HUTCHINSON, J., files a concurring opinion. NIX, C.J., and ZAPPALA, J., file dissenting opinions.. The owners of J-B Beverage were Paul and Gloria Berkowitz, who were named as individual defendants to this action. They are also appellees herein.
. This recitation of facts was stipulated to by the parties below.
. The General Assembly has supplied licensees absolute immunity from liability in instances where the licensee has taken good faith efforts to verify a prospective customer's age. The Liquor Code provides that in the case of a customer whose age may be in question a statutorily prescribed statement may be executed by the customer; and that statement
may be offered as a defense in all civil and criminal prosecutions for serving a minor, and no penalty shall be imposed if the Liquor Control Board or the courts are satisfied that the licensee or State Liquor Store employe acted in good faith.
47 P.S. § 4-495(e). Nothing we say today is intended to affect this statutory immunity.
. However, as we emphasized in Congini v. Portersville, 504 Pa. 157, 470 A.2d 515 (1984), a finding of negligence per se does no more than satisfy a plaintiff’s burden of establishing defendant’s negligence. It does not end the inquiry; for the plaintiff still bears the burden of establishing causation. Id., 504 Pa. at 163 n. 4, 470 A.2d at 518 n. 4.
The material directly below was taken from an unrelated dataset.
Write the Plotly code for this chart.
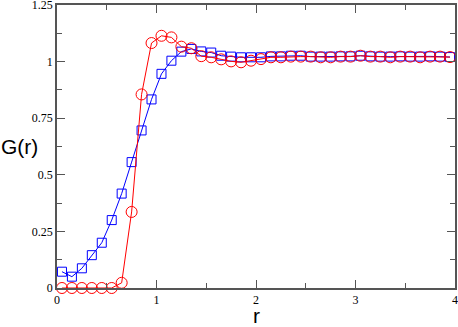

. Our holding today is consistent with the national trend in cases of this sort. See Morris v. Farley Enterprises, Inc., 661 P.2d 167 (Alsk. *1141983); Brannigan v. Raybuck, 136 Ariz. 513, 667 P.2d 213 (1983); Michnik-Zilberman v. Gordon Liquors, Inc., 14 Mass.App. 533, 440 N.E.2d 1297 (1982) aff'd, 390 Mass. 6, 453 N.E.2d 430 (1983); Kvanli v. Watson, 272 Minn. 481, 139 N.W.2d 275 (1965); Freeman v. Finney, 65 N.C.App. 526, 309 S.E.2d 531 (1983) review denied, 310 N.C. 744, 310 N.C. 748, 315 S.E.2d 702 (1984); Porter v. Ortiz, 100 N.M. 58, 665 P.2d 1149, cert. quashed, 100 N.M. 53, 665 P.2d 809 (1983); Sorensen v. Jarvis, 119 Wisc.2d 627, 350 N.W.2d 108 (1984); McClellan v. Tottenhoff, 666 P.2d 408 (Wyo.1983). See also collected cases Congini v. Portersville, 504 Pa. 157, 161-162, 470 A.2d 515, 517 (1983).
. Matthews v. Konieczny, 338 Pa.Super. 504, 488 A.2d 5 (1985); Mancuso v. Bradshaw, 338 Pa.Super. 328, 487 A.2d 990 (1985).
. Act of April 12, 1951, P.L. 90 art. I § 101.
. Act of December 6, 1972, No. 290 § 3.
. See 47 P.S. § 1-102.
. See 1 Pa.C.S. § 1991.
. The Liquor Code provides its own sanctions for violation of section 4-493(1). See 47 P.S. §§ 4 — 471; 4-494. The existence of these sanctions however cannot be construed as preempting the imposition of civil liability when the statutory violation which forms the basis of a finding of negligence per se is separate and apart from the Liquor Code. This fact is implicitly recognized in the statutory immunity provided in section 4-495(e), 47 P.S. § 4-495(e). See footnote 3 supra.
. Prior to our decision today the prevailing law on the proper application of section 4-497 was contained in the Superior Court decision of Simon v. Shirley, 269 Pa.Super. 364, 409 A.2d 1365 (1979). In that decision the court held that the grant of immunity was effective even when the customers were minors. Obviously our decision today renders that interpretation nugatory. We note that, adhering to the doctrine of stare decisis, the lower courts in the present case found Simon v. Shirley, id, to be controlling. As a matter of jurisprudence that was a sound decision, and we in no way intend our reversal of their decision to be interpreted as a criticism of their scholarship.